The government’s own guide also says that doors to stairways, lobbies, corridors, plant rooms, cupboards and risers are subject to greater wear and tear and should be examined more regularly, with some of those checks expressly required every three months. It also notes that ongoing monitoring makes sense whenever buildings are being visited anyway.
What about buildings outside that category?
For offices, mixed-use premises, lower-rise properties and many other buildings, the right answer usually comes from the fire risk assessment and the maintenance duty under the Fire Safety Order rather than from one universal statutory interval. Article 17 requires a suitable system of maintenance, and government fire safety guidance expects duty holders to inspect the premises, identify hazards and keep fire safety measures effective.
That means a facilities manager should think practically. A heavily used communal corridor door in a student building or office block may need closer attention than a rarely used riser cupboard door. A building with repeated damage, misuse or access issues should not be waiting for an annual checklist before taking another look.
Routine checks are not the whole story
Government guidance makes another important point that many people miss: simple periodic checks are not a substitute for specialist assessment of fire doors through the fire risk assessment process. In other words, a quarterly or annual tick-box routine should sit alongside broader competent review, not replace it.

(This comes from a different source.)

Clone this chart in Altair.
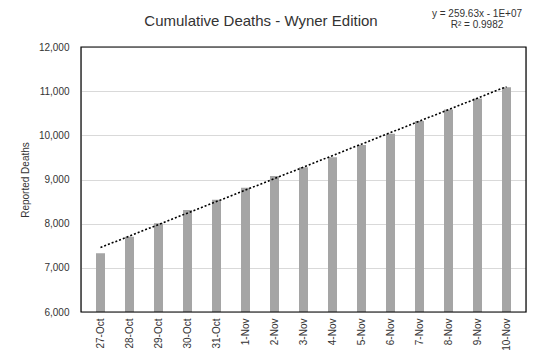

A sensible inspection approach for landlords and facilities managers
A practical approach is to separate fire door management into three layers. The first layer is day-to-day awareness, where staff, caretakers or site teams report obvious problems immediately. The second is planned routine inspection at intervals suitable for the building, including any legal minimums that apply. The third is competent fire risk assessment and specialist review when doors are altered, repeatedly failing or affected by wider refurbishment.
The bottom line
So how often should fire doors be inspected? In residential blocks over 11 metres in England, communal doors should be checked quarterly and flat entrance doors annually on a best endeavours basis. Everywhere else, the safest answer is this: inspect often enough to match the building, the risk and the wear, and make sure those checks feed into real maintenance.